Saturday, December 31, 2005

A Command Prompt and an Active Imagination

Like most boys, I grew up playing computer games. Never got too obsessed with them though, but the immersiveness of it all did creep into my life sometimes. There were so many times I've gotten myself so deep into a game that neither sleep nor food matters. And games these days follow a somewhat staid formula: you do a whole bunch of shit, mostly repetitively, and with some variation in storyline; at the end of all that shit which you had to do (some shit are more interesting than others), you get a 3D video clip as a reward to nicely tie up the story. After that, credits roll (doesn't it make you wonder why games have to be end like movies?)

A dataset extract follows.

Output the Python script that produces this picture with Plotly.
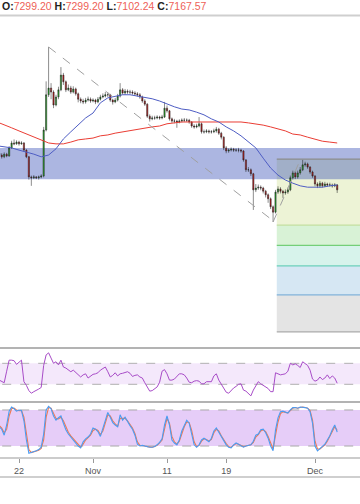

Well, back when I was a kid, games were much simpler - technology hadn't introduced us to 3D animation as of yet, and games relied a lot more on your active sense of imagination. Like now, games were immersive - you can seriously get yourself lost in one. But they had less whiz-bang graphics and tinny sound effects (I remember the first time I heard sound coming out of a soundblaster and thought that it was the coolest thing on Earth to hear bloodcurling screams of a banshee getting hacked to death in a D&D game).

The really stripped down game was the text adventure, a very early form of the RPG on a PC. In the text games, the player is typically an avatar, and things are seen through the eyes of the avatar. However, the scene around you is described in text form - it is very much like reading a book of fiction. The difference though is that the avatar tends to go over the same ground while walking around, and repetition does set in when you keep reading descriptions of the same scene.

The interface is really simple - all you're presented with is a command prompt:

>

That's it! How simpler can a game be? The learning curve isn't that steep: all you have to do is type in commands such as "Go north", "Examine door", and "Talk to Edmund". What's more, the commands can usually be shortened, so gameplay is a whole lot easier. And like any RPG, its easy to get stuck: it's really bad to get stuck in a text-based game not knowing what to do, as there's no visual cue, and hardly any option other than to refer to a walkthrough.

It may not sound like much to people these days, but some notable text-based games that I remember playing were The Hobbit (of Lord of the Rings fame) and Hitchhiker's Guide to the Galaxy (I got stuck walking around a spaceship with Marvin the paranoid android).

Oh, on a side note, the text based adventure later took on a more interactive element as MUDs (Multi-User Dungeons) in the Internet, but are now long forgotten due to the likes of whiz-bang online games like WoW. Most MUDs played like a D&D game, but with a computer describing the scene for you rather than a dungeon master. Dice rolls were truly randomly generated by the system as well.

Over time though, this kind of games lost its allure. It's not hard to see why: the demand was for more graphic intensive adventures, with sound effects to add to the realism of it. Technology kept up and the result is the plethora of games we get nowadays deluged with moving images and mindblowing sound effects. Hardly anything is left to the imagination anymore: the world of computer games took the same route that movies did, by moving beyond imagination and text to visualising directly for the consumer.

Thus, it was interesting for me then to discover that the text-based game isn't dead though. There is a small pool of enthusiasts keeping it alive via a competition. The Annual Interactive Fiction Competition is an annual competition to see who can create the best text-based adventure, with judging entirely done by the public. The best games read like a well-written book, with descriptions that are vivid and characters with distinct personalities (most game characters these days are cardboard cutouts - after all, you can't really delve into their minds like you do in interactive fiction).

Much as these games bring back a sense of nostalgia in me, they aren't likely to ever become mainstream again - the dynamics of the gaming industry have shifted to the ever more visually appealing. Sadly, this means that the text-based game (or interactive fiction) is relegated to the cottage industry that it is, supported only by enthusiasts and individuals with a love for words. Still, I like to think that such games have so much more 'soul' than the whiz-bang stuff I see nowadays. Oh, that and the fact that I can actually play them at work without attracting too much attention - long live the text-based adventure!